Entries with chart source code
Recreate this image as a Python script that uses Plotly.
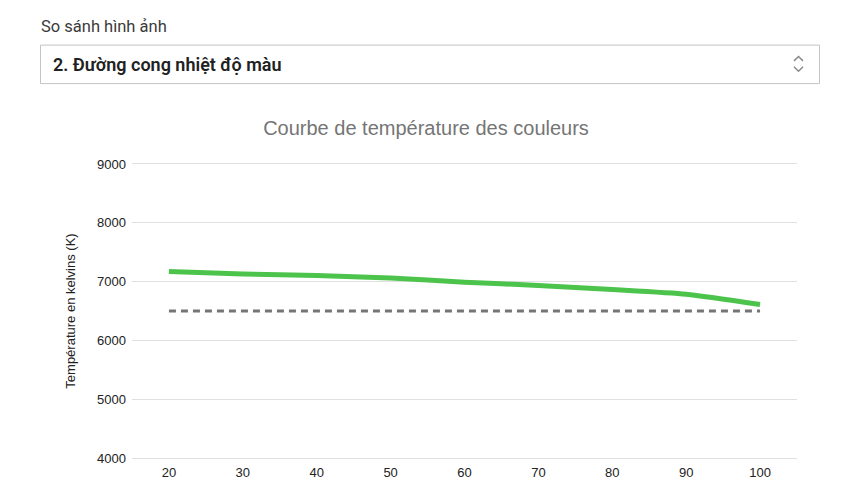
import plotly.graph_objects as go

# Data
brightness = [20, 30, 40, 50, 60, 70, 80, 90, 100]
temperature_k = [7170, 7130, 7105, 7060, 6990, 6935, 6865, 6785, 6610]
target_k = [6500, 6500, 6500, 6500, 6500, 6500, 6500, 6500, 6500]
x_ticks = [20, 30, 40, 50, 60, 70, 80, 90, 100]
y_ticks = [4000, 5000, 6000, 7000, 8000, 9000]

# page has an 8px body margin, so the figure is offset by 8px
OFF = 8
W, H = 864 - OFF, 492 - OFF
PLOT_X0, PLOT_X1, PLOT_Y0, PLOT_Y1 = 132, 797, 164, 462  # page coords
L = PLOT_X0 - OFF
T = PLOT_Y0 - OFF
PW = PLOT_X1 - PLOT_X0
PH = PLOT_Y1 - PLOT_Y0
R = W - L - PW
B = H - T - PH


def px(x):
    return (x - PLOT_X0) / PW


def py(y):
    return (PLOT_Y1 - y) / PH


fig = go.Figure()
fig.add_trace(go.Scatter(
    x=brightness, y=target_k, mode="lines",
    line=dict(color="#757575", width=3, dash="7px,5px"),
    hoverinfo="skip", showlegend=False))
fig.add_trace(go.Scatter(
    x=brightness, y=temperature_k, mode="lines",
    line=dict(color="#4CC44C", width=5, shape="spline", smoothing=0.6),
    showlegend=False))

shapes = [
    dict(type="rect", xref="paper", yref="paper",
         x0=px(40.5), x1=px(819.5), y0=py(82.5), y1=py(43.5),
         line=dict(color="#C4C4C4", width=1), fillcolor="white", layer="below"),
    dict(type="path", xref="paper", yref="paper",
         path=f"M {px(794)} {py(59.5)} L {px(798.5)} {py(55)} L {px(803)} {py(59.5)}",
         line=dict(color="#8a8a8a", width=1.5)),
    dict(type="path", xref="paper", yref="paper",
         path=f"M {px(794)} {py(65.5)} L {px(798.5)} {py(70)} L {px(803)} {py(65.5)}",
         line=dict(color="#8a8a8a", width=1.5)),
]

annotations = [
    dict(text="So sánh hình ảnh", xref="paper", yref="paper",
         x=px(39), y=py(25), xanchor="left", yanchor="middle", showarrow=False,
         font=dict(family="Roboto", size=16.5, color="#3a3a3a")),
    dict(text="2. Đường cong nhiệt độ màu", xref="paper", yref="paper",
         x=px(50.5), y=py(63), xanchor="left", yanchor="middle", showarrow=False,
         font=dict(family="Roboto", size=18, color="#212121", weight=600)),
]

fig.update_layout(
    width=W, height=H, autosize=False,
    margin=dict(l=L, r=R, t=T, b=B),
    paper_bgcolor="white", plot_bgcolor="white",
    font=dict(family="Arial, Liberation Sans, sans-serif", size=13, color="#222222"),
    title=dict(text="Courbe de température des couleurs", x=(426 - OFF) / W, xref="container",
               xanchor="center", y=1 - (128 - OFF) / H, yanchor="middle",
               font=dict(family="Arial, Liberation Sans, sans-serif", size=20, color="#757575")),
    xaxis=dict(range=[15, 105], tickvals=x_ticks, showgrid=False, zeroline=False,
               showline=True, mirror=True, linecolor="#E0E0E0", linewidth=1,
               ticks="", ticklabelstandoff=2,
               tickfont=dict(size=13, color="#222222")),
    yaxis=dict(range=[4000, 9000], tickvals=y_ticks, showgrid=True, gridcolor="#E0E0E0",
               gridwidth=1, zeroline=False, showline=False, ticks="",
               ticklabelstandoff=5,
               tickfont=dict(size=13, color="#222222"),
               title=dict(text="Température en kelvins (K)", standoff=18,
                          font=dict(size=13, color="#222222"))),
    shapes=shapes, annotations=annotations,
    hovermode="closest",
)

fig.write_html("out.html")
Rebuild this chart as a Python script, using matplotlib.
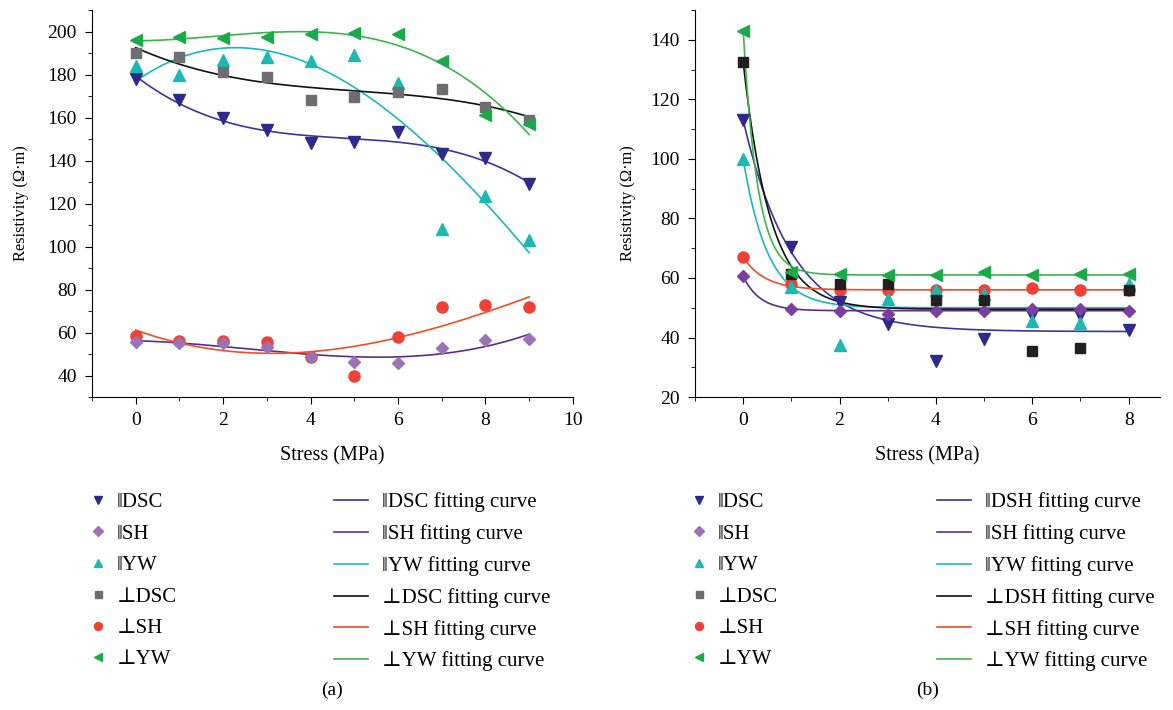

To do
Set down again, exactly, the lines of the material above from its first line to the one with "y_ticks = [4000, 5000, 6000, 7000, 8000, 9000]", inclusive. Leave the pictures out.

Written response
Recreate this image as a Python script that uses Plotly.
import plotly.graph_objects as go

# Data
brightness = [20, 30, 40, 50, 60, 70, 80, 90, 100]
temperature_k = [7170, 7130, 7105, 7060, 6990, 6935, 6865, 6785, 6610]
target_k = [6500, 6500, 6500, 6500, 6500, 6500, 6500, 6500, 6500]
x_ticks = [20, 30, 40, 50, 60, 70, 80, 90, 100]
y_ticks = [4000, 5000, 6000, 7000, 8000, 9000]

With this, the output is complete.